Она словно парила в Красном углу Старого прадедовского дома на практически невидимой глазу тонкой нити подвески.

 В то время я уже был в том возрасте, когда дети не тянут требовательно руки ко всему что непопадя  и это избавило Пэрысь-мам от неуместного здесь воспитательного акта. Впрочем, позднее я обращал внимание на то, что и другие детки не проявляют обычного для их возраста деятельного любопытства к предметам из этой особой и табуированной части руськой избы.

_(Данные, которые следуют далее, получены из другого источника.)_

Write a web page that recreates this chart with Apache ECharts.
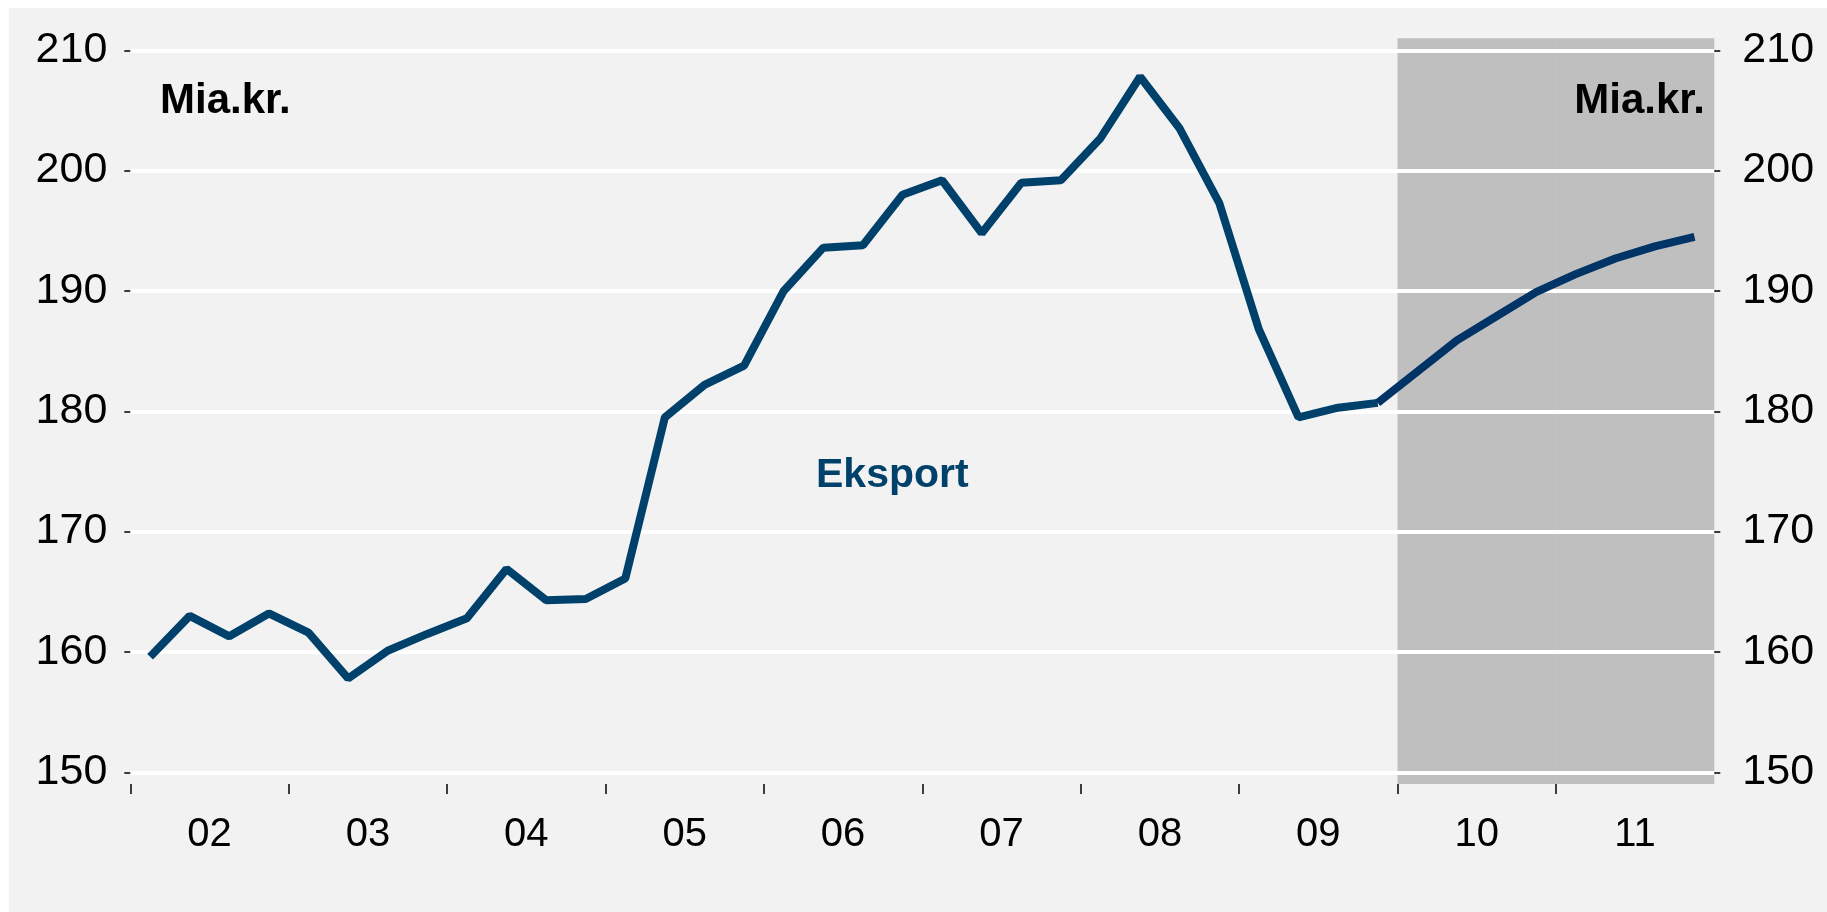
<!DOCTYPE html>
<html>
<head>
<meta charset="utf-8">
<title>Eksport</title>
<script src="https://cdn.jsdelivr.net/npm/echarts@6/dist/echarts.min.js"></script>
<style>
    html, body { margin: 0; padding: 0; background: #ffffff; }
    #chart { position: absolute; left: 9px; top: 8px; width: 1818px; height: 904px; background: #f2f2f2; }
</style>
</head>
<body>
<div id="chart"></div>
<script>
// years on the axis (labels) and quarter categories for the line
const years = ['02', '03', '04', '05', '06', '07', '08', '09', '10', '11'];
const quarterNames = ['K1', 'K2', 'K3', 'K4'];

// Eksport, mia. kr., 2002K1 - 2009K4 (observed)
const history = [
    159.6, 163.0, 161.3, 163.2,
    161.6, 157.8, 160.1, 161.5,
    162.8, 166.9, 164.3, 164.4,
    166.1, 179.5, 182.2, 183.8,
    190.0, 193.6, 193.8, 198.0,
    199.2, 194.8, 199.0, 199.2,
    202.7, 207.8, 203.5, 197.3,
    186.8, 179.5, 180.3, 180.7
];
// 2010K1 - 2011K4 (forecast)
const forecast = [183.3, 185.9, 187.9, 189.9, 191.4, 192.7, 193.7, 194.5];

// forecast years get a grey background
const forecastYears = ['10', '11'];

const yMin = 150;
const yMax = 210;
const yStep = 10;

const FONT = '"Liberation Sans", Arial, sans-serif';

// build category / series tables
const quarters = [];
years.forEach(function (y) {
    quarterNames.forEach(function (q) { quarters.push('20' + y + q); });
});
const histData = quarters.map(function (q, i) { return i < history.length ? history[i] : null; });
const fcData = quarters.map(function (q, i) {
    if (i === history.length - 1) return history[i];
    if (i >= history.length) return forecast[i - history.length];
    return null;
});
const shadeData = years.map(function (y) { return forecastYears.indexOf(y) >= 0 ? 1 : null; });

// year axis as value axis: year i spans [i, i+1]
const yearStarts = years.map(function (y, i) { return i; });
const yearMids = years.map(function (y, i) { return i + 0.5; });

let myChart = echarts.init(document.getElementById('chart'));

const yAxisBase = {
    type: 'value',
    gridIndex: 0,
    min: yMin,
    max: yMax,
    interval: yStep,
    axisLine: { show: false },
    axisTick: { show: true, length: 6, lineStyle: { color: '#000', width: 1.5 } },
    axisLabel: { color: '#000', fontSize: 43, fontFamily: FONT, margin: 23 }
};

myChart.setOption({
    backgroundColor: '#f2f2f2',
    animation: false,
    grid: [
        { left: 121.3, right: 112.7, top: 42.3, bottom: 139.7 },
        { left: 121.3, right: 112.7, top: 30.3, bottom: 128 }
    ],
    xAxis: [
        {
            type: 'category',
            gridIndex: 0,
            data: quarters,
            boundaryGap: true,
            show: false
        },
        {
            type: 'value',
            gridIndex: 1,
            min: 0,
            max: years.length,
            interval: 1,
            axisLine: { show: false },
            axisTick: { show: true, length: 10, customValues: yearStarts, lineStyle: { color: '#000', width: 1.5 } },
            axisLabel: {
                color: '#000', fontSize: 40, fontFamily: FONT, margin: 31,
                customValues: yearMids,
                formatter: function (v) { return years[Math.floor(v)]; }
            },
            splitLine: { show: false }
        },
        {
            // hidden year categories for the grey band
            type: 'category',
            gridIndex: 1,
            data: years,
            boundaryGap: true,
            show: false
        }
    ],
    yAxis: [
        Object.assign({}, yAxisBase, {
            position: 'left',
            splitLine: { show: true, lineStyle: { color: '#ffffff', width: 4 } }
        }),
        Object.assign({}, yAxisBase, {
            position: 'right',
            splitLine: { show: false },
            axisLabel: { color: '#000', fontSize: 43, fontFamily: FONT, margin: 28 }
        }),
        {
            type: 'value',
            gridIndex: 1,
            min: 0,
            max: 1,
            show: false,
            splitLine: { show: false }
        }
    ],
    series: [
        {
            // grey forecast period
            type: 'bar',
            xAxisIndex: 2,
            yAxisIndex: 2,
            data: shadeData,
            barWidth: '100%',
            barCategoryGap: '0%',
            itemStyle: { color: '#bfbfbf' },
            silent: true,
            z: -1
        },
        {
            name: 'Eksport',
            type: 'line',
            xAxisIndex: 0,
            yAxisIndex: 0,
            data: histData,
            showSymbol: false,
            lineStyle: { color: '#00416b', width: 8 },
            z: 3
        },
        {
            name: 'Eksport prognose',
            type: 'line',
            xAxisIndex: 0,
            yAxisIndex: 0,
            data: fcData,
            showSymbol: false,
            lineStyle: { color: '#003366', width: 8 },
            z: 3
        }
    ],
    graphic: [
        {
            type: 'text', left: 151, top: 72,
            style: { text: 'Mia.kr.', font: 'bold 42px ' + FONT, fill: '#000' }
        },
        {
            type: 'text', right: 1827 - 1705, top: 72,
            style: { text: 'Mia.kr.', font: 'bold 42px ' + FONT, fill: '#000' }
        },
        {
            type: 'text', left: 807, top: 447,
            style: { text: 'Eksport', font: 'bold 41px ' + FONT, fill: '#00416b' }
        }
    ]
});
</script>
</body>
</html>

 В моей короткой на тот момент жизни это была первая подмеченная тайна Важ керки. Впоследствии я натыкался и находил еще немало занимательных и казалось бы беЗполезных в строгом и прагматично устроенном крестьянском хозяйстве и быте  вещей и приспособлений.  А в то утро я  впервые услышал от Пэрысь-мам о тайных и  необычных созданиях - крылатых и незримых хранителях Легах.  Именно благодаря этому первому неожиданному знакомству они навсегда ассоциируются у меня с кружкой утреннего парного молока и сладкими-сладкими детскими праВедными утренними снами в хлебосольном дедовском доме.

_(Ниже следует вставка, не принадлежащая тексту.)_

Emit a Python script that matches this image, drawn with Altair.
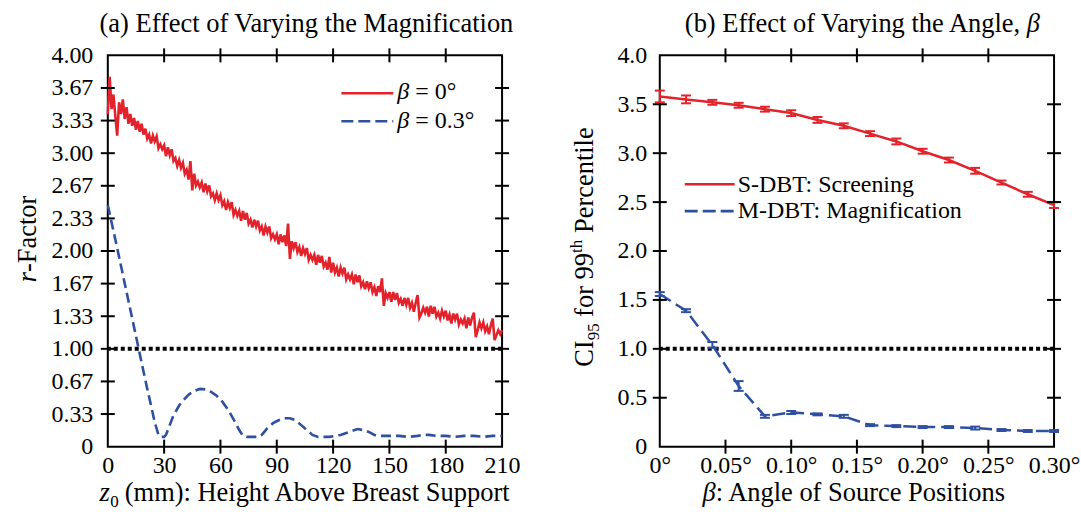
import altair as alt
import pandas as pd

# ---------------- data ----------------
# (a) r-factor vs height z0 (mm), beta = 0 deg (noisy red curve), 1 mm sampling
red_z = list(range(0, 211))
red_r = [
    3.40, 3.78, 3.45, 3.60, 3.38, 3.18, 3.52, 3.40, 3.55, 3.35,
    3.47, 3.30, 3.40, 3.28, 3.36, 3.24, 3.33, 3.22, 3.30, 3.19,
    3.25, 3.15, 3.19, 3.10, 3.18, 3.12, 3.17, 3.05, 3.09, 3.04,
    3.08, 2.97, 3.06, 2.98, 3.04, 2.92, 2.95, 2.87, 2.93, 2.85,
    2.90, 2.79, 2.83, 2.73, 2.92, 2.62, 2.79, 2.67, 2.71, 2.65,
    2.70, 2.60, 2.69, 2.61, 2.67, 2.56, 2.59, 2.52, 2.59, 2.52,
    2.57, 2.47, 2.51, 2.42, 2.50, 2.44, 2.50, 2.37, 2.42, 2.36,
    2.41, 2.31, 2.41, 2.32, 2.39, 2.28, 2.32, 2.24, 2.32, 2.25,
    2.31, 2.21, 2.25, 2.16, 2.25, 2.19, 2.25, 2.13, 2.17, 2.12,
    2.17, 2.07, 2.17, 2.09, 2.16, 2.05, 2.28, 1.92, 2.10, 2.03,
    2.09, 1.99, 2.04, 1.95, 2.03, 1.97, 2.03, 1.91, 1.96, 1.91,
    1.96, 1.86, 1.96, 1.88, 1.95, 1.84, 1.88, 1.81, 1.94, 1.78,
    1.88, 1.78, 1.83, 1.74, 1.83, 1.77, 1.83, 1.71, 1.76, 1.71,
    1.76, 1.66, 1.76, 1.68, 1.75, 1.64, 1.68, 1.61, 1.69, 1.62,
    1.68, 1.58, 1.63, 1.54, 1.64, 1.58, 1.72, 1.44, 1.57, 1.52,
    1.58, 1.48, 1.58, 1.50, 1.57, 1.47, 1.51, 1.44, 1.52, 1.45,
    1.52, 1.42, 1.47, 1.38, 1.47, 1.55, 1.32, 1.36, 1.42, 1.37,
    1.43, 1.33, 1.44, 1.36, 1.43, 1.33, 1.37, 1.31, 1.39, 1.33,
    1.39, 1.29, 1.35, 1.26, 1.36, 1.30, 1.36, 1.25, 1.30, 1.26,
    1.31, 1.21, 1.32, 1.24, 1.32, 1.37, 1.12, 1.19, 1.27, 1.21,
    1.27, 1.18, 1.23, 1.15, 1.24, 1.31, 1.09, 1.14, 1.19, 1.15,
    1.19,
]
# (a) beta = 0.3 deg (blue dashed curve)
blue_z = [0, 5, 10, 15, 20, 25, 27, 28, 30, 31,
          33, 35, 38, 40, 43, 46, 49, 52, 55, 58,
          61, 64, 67, 70, 72, 74, 77, 80, 82, 85,
          88, 91, 94, 97, 100, 103, 106, 109, 112, 115,
          118, 121, 124, 127, 130, 133, 136, 139, 142, 145,
          150, 155, 160, 165, 168, 171, 175, 180, 185, 190,
          195, 200, 205, 210]
blue_r = [2.47, 2.03, 1.58, 1.13, 0.68, 0.25, 0.12, 0.10, 0.10, 0.12,
          0.22, 0.32, 0.42, 0.47, 0.53, 0.57, 0.59, 0.585, 0.56, 0.52,
          0.46, 0.38, 0.28, 0.17, 0.11, 0.10, 0.10, 0.10, 0.12, 0.19,
          0.24, 0.27, 0.29, 0.29, 0.27, 0.22, 0.17, 0.12, 0.10, 0.10,
          0.10, 0.11, 0.12, 0.14, 0.16, 0.18, 0.17, 0.15, 0.12, 0.11,
          0.11, 0.11, 0.10, 0.11, 0.12, 0.12, 0.11, 0.11, 0.10, 0.11,
          0.11, 0.10, 0.11, 0.11]
a_xticks = [0, 30, 60, 90, 120, 150, 180, 210]
a_yticks = [0, 0.3333, 0.6667, 1.0, 1.3333, 1.6667, 2.0, 2.3333, 2.6667,
            3.0, 3.3333, 3.6667, 4.0]
a_legend = ["= 0°", "= 0.3°"]

# (b) CI95 for 99th percentile vs beta
beta = [0, 0.02, 0.04, 0.06, 0.08, 0.10, 0.12, 0.14, 0.16, 0.18,
        0.20, 0.22, 0.24, 0.26, 0.28, 0.30]
sdbt = [3.58, 3.55, 3.52, 3.49, 3.45, 3.41, 3.34, 3.28, 3.20, 3.12,
        3.02, 2.93, 2.82, 2.70, 2.58, 2.47]
sdbt_err = [0.06, 0.04, 0.025, 0.025, 0.025, 0.03, 0.03, 0.025, 0.025, 0.03,
            0.025, 0.025, 0.03, 0.02, 0.025, 0.03]
mdbt = [1.56, 1.39, 1.04, 0.62, 0.31, 0.35, 0.33, 0.31, 0.22, 0.21,
        0.20, 0.20, 0.19, 0.17, 0.16, 0.16]
mdbt_err = [0.02, 0.015, 0.03, 0.05, 0.015, 0.015, 0.01, 0.015, 0.01, 0.01,
            0.01, 0.01, 0.015, 0.01, 0.01, 0.01]
b_xticks = [0, 0.05, 0.10, 0.15, 0.20, 0.25, 0.30]
b_yticks = [0, 0.5, 1.0, 1.5, 2.0, 2.5, 3.0, 3.5, 4.0]
b_legend = ["S-DBT: Screening", "M-DBT: Magnification"]

threshold = [1.0]

# ---------------- style ----------------
SERIF = "Liberation Serif"
RED = "#e3232b"
BLUE = "#2f4f9f"
W, H = 395, 392
TFS = 26.5   # titles
LFS = 24     # tick labels / legend
SUB = 17     # sub/superscripts
XT_Y = 446   # x-title baseline (relative to plot top)


def txt(s, x, y, size=TFS, italic=False, align="left", angle=0):
    kw = dict(align=align, baseline="alphabetic", font=SERIF, fontSize=size,
              color="black", text=s)
    if italic:
        kw["fontStyle"] = "italic"
    if angle:
        kw["angle"] = angle
    return alt.Chart(alt.Data(values=[{}])).mark_text(**kw).encode(
        x=alt.value(x), y=alt.value(y))


def seg(x1, x2, y, color, dash=None, width=2.5):
    kw = dict(color=color, strokeWidth=width)
    if dash:
        kw["strokeDash"] = dash
    return alt.Chart(alt.Data(values=[{}])).mark_rule(**kw).encode(
        x=alt.value(x1), x2=alt.value(x2), y=alt.value(y))


def ax(values, expr, pad):
    return alt.Axis(values=values, labelExpr=expr, domain=False, ticks=False,
                    grid=False, labelFont=SERIF, labelFontSize=LFS,
                    labelColor="black", labelPadding=pad, labelFlush=False,
                    labelOverlap=False, labelBound=False, title=None)


def ticks(xvals, yvals, xs, ys, xax, yax):
    dfx = pd.DataFrame({"v": xvals[1:-1]})
    dfy = pd.DataFrame({"v": yvals[1:-1]})
    out = []
    for a, b in [(-7, 7), (H - 7, H + 7)]:
        out.append(alt.Chart(dfx).mark_rule(color="black", strokeWidth=2).encode(
            x=alt.X("v:Q", scale=xs, axis=xax), y=alt.value(a), y2=alt.value(b)))
    for a, b in [(-7, 7), (W - 7, W + 7)]:
        out.append(alt.Chart(dfy).mark_rule(color="black", strokeWidth=2).encode(
            y=alt.Y("v:Q", scale=ys, axis=yax), x=alt.value(a), x2=alt.value(b)))
    return out


# ---------------- panel (a) ----------------
xs_a = alt.Scale(domain=[0, 210], nice=False, zero=False)
ys_a = alt.Scale(domain=[0, 4], nice=False)
AXA_X = ax(a_xticks, "format(datum.value, 'd')", 7)
AXA_Y = ax(a_yticks, "datum.value == 0 ? '0' : format(datum.value, '.2f')", 15)

df_red = pd.DataFrame({"z": red_z, "r": red_r})
df_blue = pd.DataFrame({"z": blue_z, "r": blue_r})

thr_a = alt.Chart(pd.DataFrame({"y": threshold})).mark_rule(
    color="black", strokeWidth=4, strokeDash=[4, 3]).encode(
    y=alt.Y("y:Q", scale=ys_a, axis=AXA_Y))
blue_a = alt.Chart(df_blue).mark_line(color=BLUE, strokeWidth=2.6,
                                      strokeDash=[10, 5]).encode(
    x=alt.X("z:Q", scale=xs_a, axis=AXA_X), y=alt.Y("r:Q", scale=ys_a, axis=AXA_Y))
red_a = alt.Chart(df_red).mark_line(color=RED, strokeWidth=2.6).encode(
    x=alt.X("z:Q", scale=xs_a, axis=AXA_X), y=alt.Y("r:Q", scale=ys_a, axis=AXA_Y))

a_layers = [thr_a, blue_a, red_a] + ticks(a_xticks, a_yticks, xs_a, ys_a, AXA_X, AXA_Y) + [
    # legend
    seg(234, 286, 38, RED, width=2.5),
    seg(234, 286, 66, BLUE, dash=[12, 5], width=2.6),
    txt("β", 302, 44, size=LFS, italic=True, align="right"),
    txt(a_legend[0], 308, 44, size=LFS),
    txt("β", 302, 73, size=LFS, italic=True, align="right"),
    txt(a_legend[1], 308, 73, size=LFS),
    # title
    txt("(a) Effect of Varying the Magnification", 199, -23, align="center"),
    # x title
    txt("z", 2, XT_Y, italic=True, align="right"),
    txt("0", 2.5, XT_Y + 6, size=SUB),
    txt("(mm): Height Above Breast Support", 17, XT_Y),
    # y title
    txt("r", -72, 217, italic=True, align="right", angle=270),
    txt("-Factor", -72, 217, align="left", angle=270),
]
panel_a = alt.layer(*a_layers).properties(width=W, height=H)

# ---------------- panel (b) ----------------
xs_b = alt.Scale(domain=[0, 0.30], nice=False, zero=False)
ys_b = alt.Scale(domain=[0, 4], nice=False)
AXB_X = ax(b_xticks, "datum.value == 0 ? '0°' : format(datum.value, '.2f') + '°'", 7)
AXB_Y = ax(b_yticks, "datum.value == 0 ? '0' : format(datum.value, '.1f')", 13)

df_s = pd.DataFrame({"b": beta, "v": sdbt,
                     "lo": [v - e for v, e in zip(sdbt, sdbt_err)],
                     "hi": [v + e for v, e in zip(sdbt, sdbt_err)]})
df_m = pd.DataFrame({"b": beta, "v": mdbt,
                     "lo": [v - e for v, e in zip(mdbt, mdbt_err)],
                     "hi": [v + e for v, e in zip(mdbt, mdbt_err)]})

thr_b = alt.Chart(pd.DataFrame({"y": threshold})).mark_rule(
    color="black", strokeWidth=4, strokeDash=[4, 3]).encode(
    y=alt.Y("y:Q", scale=ys_b, axis=AXB_Y))


def series(df, color, dash):
    kw = dict(color=color, strokeWidth=2.5)
    if dash:
        kw["strokeDash"] = dash
    X = alt.X("b:Q", scale=xs_b, axis=AXB_X)
    line = alt.Chart(df).mark_line(**kw).encode(
        x=X, y=alt.Y("v:Q", scale=ys_b, axis=AXB_Y))
    bar = alt.Chart(df).mark_rule(color=color, strokeWidth=2).encode(
        x=X, y=alt.Y("lo:Q", scale=ys_b, axis=AXB_Y), y2="hi:Q")
    cap_lo = alt.Chart(df).mark_tick(color=color, orient="horizontal", size=10,
                                     thickness=2, opacity=1).encode(
        x=X, y=alt.Y("lo:Q", scale=ys_b, axis=AXB_Y))
    cap_hi = alt.Chart(df).mark_tick(color=color, orient="horizontal", size=10,
                                     thickness=2, opacity=1).encode(
        x=X, y=alt.Y("hi:Q", scale=ys_b, axis=AXB_Y))
    return [line, bar, cap_lo, cap_hi]


b_layers = [thr_b] + series(df_m, BLUE, [13, 6]) + series(df_s, RED, None) \
    + ticks(b_xticks, b_yticks, xs_b, ys_b, AXB_X, AXB_Y) + [
    seg(25, 75, 129, RED, width=2.5),
    seg(25, 75, 156, BLUE, dash=[13, 5], width=2.6),
    txt(b_legend[0], 78, 136.5, size=LFS),
    txt(b_legend[1], 78, 163, size=LFS),
    # title
    txt("(b) Effect of Varying the Angle,", 361, -23, align="right"),
    txt("β", 367.6, -23, italic=True),
    # x title
    txt("β", 56, XT_Y, italic=True, align="right"),
    txt(": Angle of Source Positions", 56, XT_Y),
    # y title (rotated)
    txt("CI", -67, 312, angle=270),
    txt("95", -61, 285.5, size=SUB, angle=270),
    txt("for 99", -67, 262, angle=270),
    txt("th", -78, 198, size=SUB, angle=270),
    txt("Percentile", -67, 178, angle=270),
]
panel_b = alt.layer(*b_layers).properties(width=W, height=H)

chart = alt.hconcat(panel_a, panel_b, spacing=158, bounds="flush").properties(
    padding={"left": 14, "top": 10, "right": 0, "bottom": 0},
    background="white",
).configure_view(stroke="black", strokeWidth=2)

chart.save("out.html", embed_options={"renderer": "svg", "actions": False})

 В конце того Лета я уезжал вместе с отцом из деревни с маленькой медной фигуркой взлетающего варыша-сокола на груди, чем-то отдаленно напоминающей округлые очертания православного крестика.

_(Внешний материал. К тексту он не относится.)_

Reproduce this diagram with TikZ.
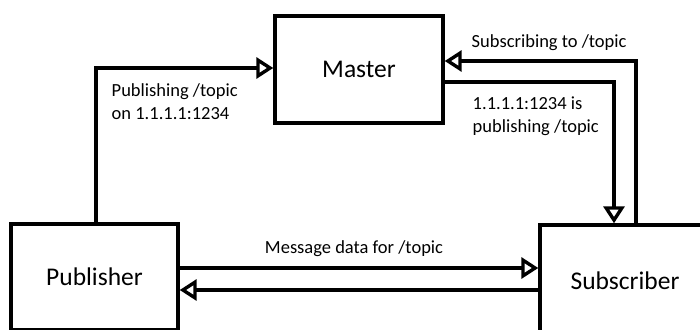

  Несколько десятков лет позже, когда отец в очередной раз вернулся с побывки в родной деревне, он тихо сообщил, что крыша Старого дома неожиданно обвалилась, так как от сырости прогнила матица.  Важ керка без людей не живет…

Сегодня о Старом доме нам напоминает "сувенир" - пара добротно сделанных умелыми дедовскими руками лаптей, ранее висевших в нем под потолком и заботливо оставленных им на память (и, как я полагаю, для последнего немого Урока)  для сыновей и внуков.